Dampaknya, hasil riset tidak menggambarkan kondisi empiris yang sejati dan kesimpulan
yang diambil sangat mungkin tidak valid. Karenanya diperlukan kendali diri untuk menjaga etika ilmiah, karena riset adalah soal kejujuran. 

Kehadiran kelompok kritis juga diperlukan untuk saling mengontrol supaya tidak tergelincir pada praktik yang tidak etis dalam riset ilmiah.

"Di sinilah peran penting profesor dalam merawat perangai ilmiah dengan tetap patuh terhadap etika ilmiah. Salah satu ujungnya adalah sains yang lebih berkualitas dan kepercayaan publik kepada sains dan saintis yang membaik," terang Fathul.

Direktur Sumber Daya Manusia/Sekolah Kepemimpinan UII, Ike Agustina mengatakan Suparwoko meraih gelar Ph.D pada bidang arsitektur dari Victoria University of Technology, gelar Master dari Technical University of Nova Scotia, dan gelar Sarjana dari Universitas Gadjah Mada, Yogyakarta.

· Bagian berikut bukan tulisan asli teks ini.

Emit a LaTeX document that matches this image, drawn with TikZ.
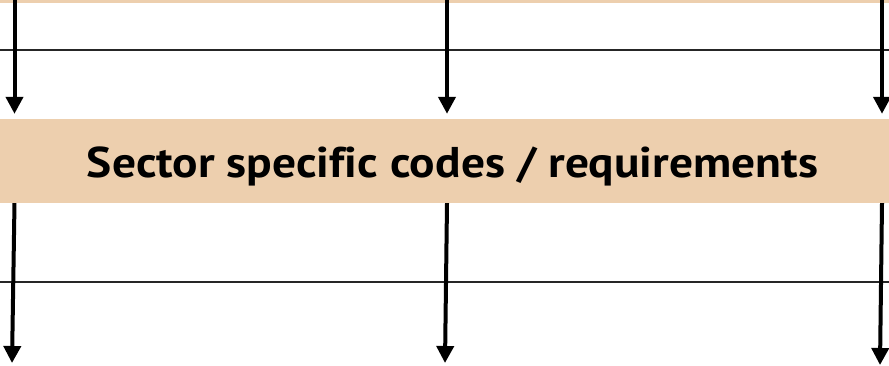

Dalam lima tahun terakhir ini, Suparwoko telah aktif melakukan berbagai penelitian di antaranya penelitian dengan judul Prototipe Toilet Berbahan Dasar Pipa Paralon dan Papan GRC dengan Pendekatan Penggunaan Bahan dan Cara Kontruksi pada tahun 2022 dengan pendanaan dari Jurusan Arsitektur Universitas Islam Indonesia.

Keberhasilan Suparwoko meraih gelar profesor diharapkan mampu memberikan daya dorong bagi delapan dosen lain di UII yang sedang mengikuti program percepatan professor, yang usulannya telah diproses baik di fakultas/universitas/LLDikti.

"Tujuan program ini adalah untuk membantu para peserta dalam menghasilkan luaran karya ilmiah yang dapat dipergunakan sebagai syarat pengajuan jabatan akademik profesor," tutup Ike.